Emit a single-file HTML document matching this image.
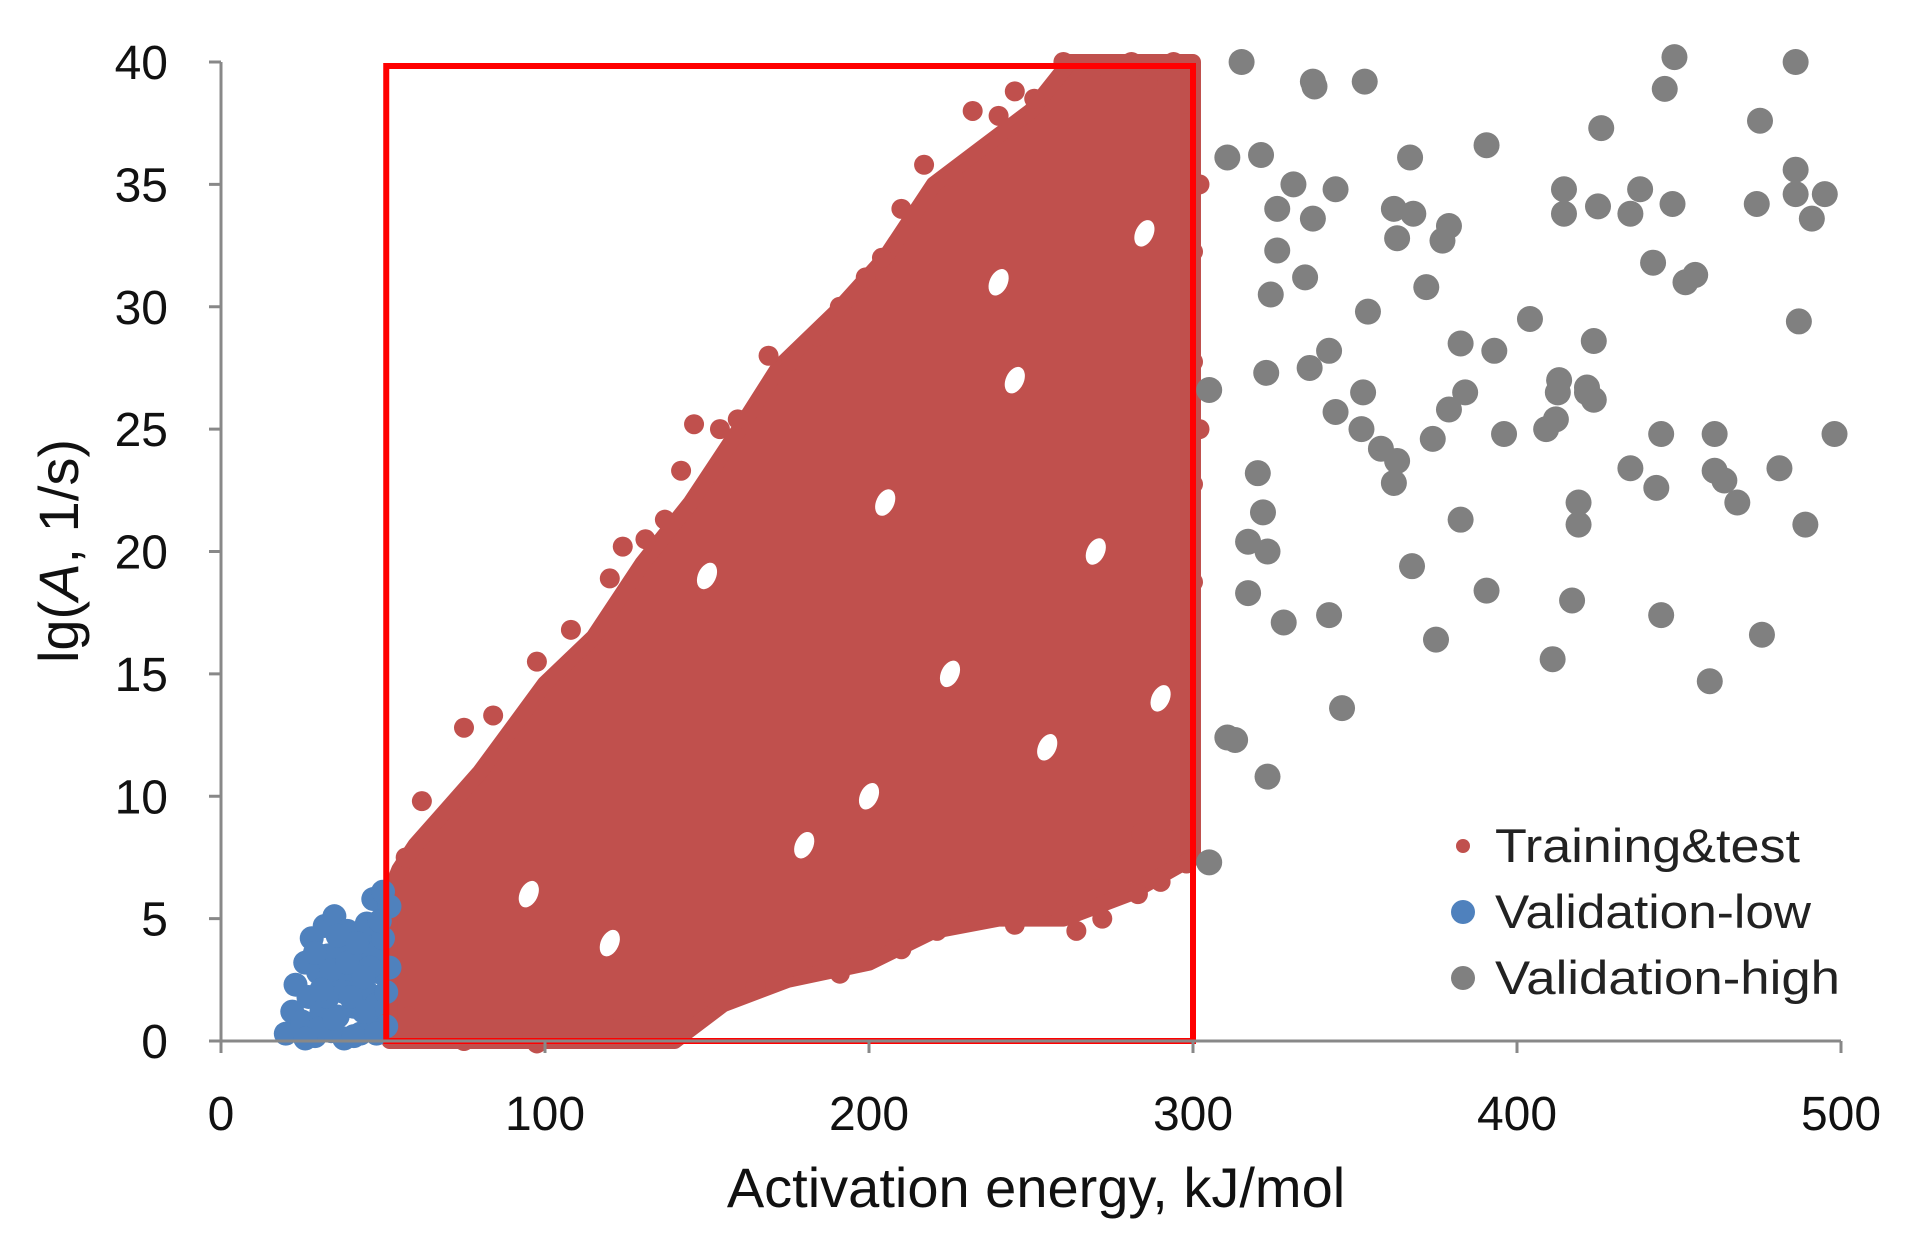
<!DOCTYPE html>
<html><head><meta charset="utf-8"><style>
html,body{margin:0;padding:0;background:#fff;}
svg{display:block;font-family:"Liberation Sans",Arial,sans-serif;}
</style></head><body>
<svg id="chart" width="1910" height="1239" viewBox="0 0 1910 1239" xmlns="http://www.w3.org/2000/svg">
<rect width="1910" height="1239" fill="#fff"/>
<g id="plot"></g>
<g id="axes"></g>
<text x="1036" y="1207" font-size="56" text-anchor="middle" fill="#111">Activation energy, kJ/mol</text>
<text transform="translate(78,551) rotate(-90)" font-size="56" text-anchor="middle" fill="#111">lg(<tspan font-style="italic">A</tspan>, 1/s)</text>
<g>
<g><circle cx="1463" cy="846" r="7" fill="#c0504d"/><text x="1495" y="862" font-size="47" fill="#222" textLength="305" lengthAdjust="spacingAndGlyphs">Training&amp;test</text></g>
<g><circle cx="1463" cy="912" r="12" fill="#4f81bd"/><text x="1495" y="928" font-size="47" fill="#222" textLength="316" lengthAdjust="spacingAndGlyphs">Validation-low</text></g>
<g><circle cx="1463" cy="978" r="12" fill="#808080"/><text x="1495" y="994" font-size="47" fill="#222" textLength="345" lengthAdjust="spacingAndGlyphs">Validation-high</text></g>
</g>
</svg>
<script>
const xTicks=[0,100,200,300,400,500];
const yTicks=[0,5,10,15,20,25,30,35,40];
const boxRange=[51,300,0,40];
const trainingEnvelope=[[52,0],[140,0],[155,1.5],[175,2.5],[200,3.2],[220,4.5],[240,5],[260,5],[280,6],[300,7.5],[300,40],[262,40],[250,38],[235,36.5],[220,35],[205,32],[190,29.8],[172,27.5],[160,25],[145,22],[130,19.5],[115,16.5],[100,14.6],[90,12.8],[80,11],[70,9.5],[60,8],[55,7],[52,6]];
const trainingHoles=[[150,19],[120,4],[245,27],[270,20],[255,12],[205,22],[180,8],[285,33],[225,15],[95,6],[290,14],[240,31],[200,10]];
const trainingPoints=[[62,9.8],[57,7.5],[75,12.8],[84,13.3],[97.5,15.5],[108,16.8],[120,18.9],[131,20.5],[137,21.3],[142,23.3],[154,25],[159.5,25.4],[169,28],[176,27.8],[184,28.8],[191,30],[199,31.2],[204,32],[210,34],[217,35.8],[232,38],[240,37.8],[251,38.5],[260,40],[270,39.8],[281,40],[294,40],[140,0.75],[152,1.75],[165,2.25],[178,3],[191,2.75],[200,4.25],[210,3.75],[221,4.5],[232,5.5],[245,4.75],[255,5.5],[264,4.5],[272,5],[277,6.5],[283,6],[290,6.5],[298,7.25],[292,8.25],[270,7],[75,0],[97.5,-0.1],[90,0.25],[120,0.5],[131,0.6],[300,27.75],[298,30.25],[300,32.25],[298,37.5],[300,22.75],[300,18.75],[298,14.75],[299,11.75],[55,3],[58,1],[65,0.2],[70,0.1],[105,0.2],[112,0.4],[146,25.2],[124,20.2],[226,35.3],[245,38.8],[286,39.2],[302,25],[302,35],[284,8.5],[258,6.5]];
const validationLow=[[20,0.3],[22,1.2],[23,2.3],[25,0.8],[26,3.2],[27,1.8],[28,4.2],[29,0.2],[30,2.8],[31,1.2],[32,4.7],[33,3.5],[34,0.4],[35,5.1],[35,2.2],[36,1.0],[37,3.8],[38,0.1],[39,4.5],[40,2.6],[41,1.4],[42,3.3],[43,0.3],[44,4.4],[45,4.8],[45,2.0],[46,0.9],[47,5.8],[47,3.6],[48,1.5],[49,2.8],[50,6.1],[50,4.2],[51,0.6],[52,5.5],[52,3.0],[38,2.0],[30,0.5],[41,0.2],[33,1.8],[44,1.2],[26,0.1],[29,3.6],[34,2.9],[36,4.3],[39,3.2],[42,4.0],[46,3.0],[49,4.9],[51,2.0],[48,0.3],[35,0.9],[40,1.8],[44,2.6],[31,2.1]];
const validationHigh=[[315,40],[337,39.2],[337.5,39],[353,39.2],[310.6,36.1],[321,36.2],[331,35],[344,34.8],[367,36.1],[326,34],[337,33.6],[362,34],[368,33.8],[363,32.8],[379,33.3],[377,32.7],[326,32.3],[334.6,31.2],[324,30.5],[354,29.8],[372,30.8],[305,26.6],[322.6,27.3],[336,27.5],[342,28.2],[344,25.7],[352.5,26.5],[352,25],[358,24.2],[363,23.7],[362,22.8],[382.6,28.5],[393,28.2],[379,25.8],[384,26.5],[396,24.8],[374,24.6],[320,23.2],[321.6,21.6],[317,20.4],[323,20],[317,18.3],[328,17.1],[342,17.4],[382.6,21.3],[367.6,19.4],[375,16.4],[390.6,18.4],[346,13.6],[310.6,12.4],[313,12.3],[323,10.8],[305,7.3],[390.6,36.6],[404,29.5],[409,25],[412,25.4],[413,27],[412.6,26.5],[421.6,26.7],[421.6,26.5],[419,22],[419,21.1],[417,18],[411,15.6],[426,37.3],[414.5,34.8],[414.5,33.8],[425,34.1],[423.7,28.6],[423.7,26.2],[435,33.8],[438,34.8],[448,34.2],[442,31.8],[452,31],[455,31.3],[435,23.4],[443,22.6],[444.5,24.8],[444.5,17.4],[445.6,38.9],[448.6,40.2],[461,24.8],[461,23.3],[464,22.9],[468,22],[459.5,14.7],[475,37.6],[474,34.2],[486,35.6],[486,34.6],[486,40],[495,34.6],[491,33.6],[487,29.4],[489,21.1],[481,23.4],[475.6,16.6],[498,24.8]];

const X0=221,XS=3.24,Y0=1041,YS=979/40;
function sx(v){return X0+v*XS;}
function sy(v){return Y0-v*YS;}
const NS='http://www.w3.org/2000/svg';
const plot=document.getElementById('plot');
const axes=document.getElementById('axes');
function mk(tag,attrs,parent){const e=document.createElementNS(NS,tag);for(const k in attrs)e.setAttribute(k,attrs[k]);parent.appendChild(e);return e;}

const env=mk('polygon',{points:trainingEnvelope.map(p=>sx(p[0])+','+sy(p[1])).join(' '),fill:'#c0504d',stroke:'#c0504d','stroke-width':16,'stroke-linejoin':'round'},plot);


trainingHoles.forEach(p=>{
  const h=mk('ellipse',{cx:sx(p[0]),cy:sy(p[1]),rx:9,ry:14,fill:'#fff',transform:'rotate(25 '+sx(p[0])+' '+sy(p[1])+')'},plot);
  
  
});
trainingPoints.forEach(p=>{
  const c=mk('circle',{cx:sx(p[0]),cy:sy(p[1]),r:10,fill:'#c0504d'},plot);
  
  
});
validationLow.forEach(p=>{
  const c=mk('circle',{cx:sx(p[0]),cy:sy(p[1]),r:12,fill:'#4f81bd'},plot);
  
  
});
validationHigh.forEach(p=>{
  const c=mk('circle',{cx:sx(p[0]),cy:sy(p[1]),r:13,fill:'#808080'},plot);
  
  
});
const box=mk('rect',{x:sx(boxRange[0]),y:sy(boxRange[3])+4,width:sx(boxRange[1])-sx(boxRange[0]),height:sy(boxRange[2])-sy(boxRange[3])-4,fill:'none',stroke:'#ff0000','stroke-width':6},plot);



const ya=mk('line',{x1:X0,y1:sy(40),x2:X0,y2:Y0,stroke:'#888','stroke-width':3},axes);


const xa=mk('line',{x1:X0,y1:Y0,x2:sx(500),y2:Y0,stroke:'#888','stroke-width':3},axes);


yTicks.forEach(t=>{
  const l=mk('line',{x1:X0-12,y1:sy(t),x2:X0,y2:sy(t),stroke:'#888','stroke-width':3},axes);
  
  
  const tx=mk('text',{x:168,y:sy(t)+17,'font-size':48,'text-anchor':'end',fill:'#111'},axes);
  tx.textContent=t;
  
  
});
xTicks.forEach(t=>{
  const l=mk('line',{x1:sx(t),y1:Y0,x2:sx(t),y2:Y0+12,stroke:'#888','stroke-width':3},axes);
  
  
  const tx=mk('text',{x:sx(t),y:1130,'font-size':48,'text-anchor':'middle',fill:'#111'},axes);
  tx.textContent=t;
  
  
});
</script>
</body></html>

------------------------------------------------------------

Work required: From the listing above, copy every line that holds the string "document".

Answer to this task:
Emit a single-file HTML document matching this image.
const plot=document.getElementById('plot');
const axes=document.getElementById('axes');
function mk(tag,attrs,parent){const e=document.createElementNS(NS,tag);for(const k in attrs)e.setAttribute(k,attrs[k]);parent.appendChild(e);return e;}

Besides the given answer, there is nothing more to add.